Communication and training at companies
According to the ISO 37301 and ISO 37002 standards, regular communication with all employees and training within the company are crucial for a successful whistleblowing system. Accordingly, employees and compliance officers require training, in particular as regards to the specific content of the Code of Conduct and the whistleblowing system.
Employee satisfaction surveys assessing the whistleblowing system represent a useful tool to improve the joint compliance management system.
Documentation & investigation – Dealing with the reports
Art. 18 EU Whistleblower Directive stipulates that all reports received, including verbal reports (such as those provided via whistleblower hotlines) must be documented in accordance with the confidentiality obligations set forth in Art. 16 EU Whistleblower Directive.
Simple documentation of the reports is not always adequate to enable effective resolution.

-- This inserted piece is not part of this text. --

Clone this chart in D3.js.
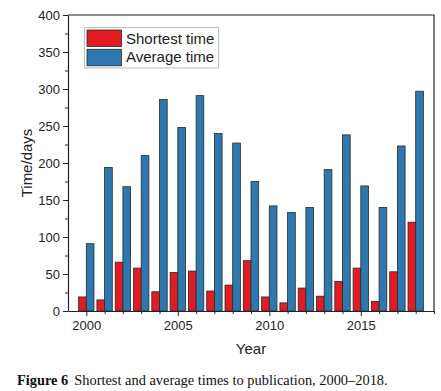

Particularly at medium-sized and large companies, categorizing and prioritizing the reports by type and the reasons for the reports is an effective solution. After the report has been received, an investigation needs to be carried out to fully resolve the compliance incident. The investigation can be conducted both internally and externally by a law firm or an external authority (if necessary).
The Guidelines on Whistleblowing provided by the International Chamber of Commerce specifically recommend the use of an independent law firm to deal with and investigate whistleblower reports. ISO 37301 further supports this approach, stating that the investigation process should be independent, fair and managed by competent experts without any conflict of interest.
Monitoring, analysis and improvement
Ultimately, the regular analysis and monitoring of the whistleblower system or the compliance management system as per the ISO 37301 standard play an important role.
The compliance department has to continuously and consistently monitor the whistleblower system in order to ensure that compliance objectives are fulfilled. Furthermore, the performance and effectiveness of the whistleblower system need to be assessed on a regular basis. The objective must be to continuously improve the system’s suitability, appropriateness and effectiveness.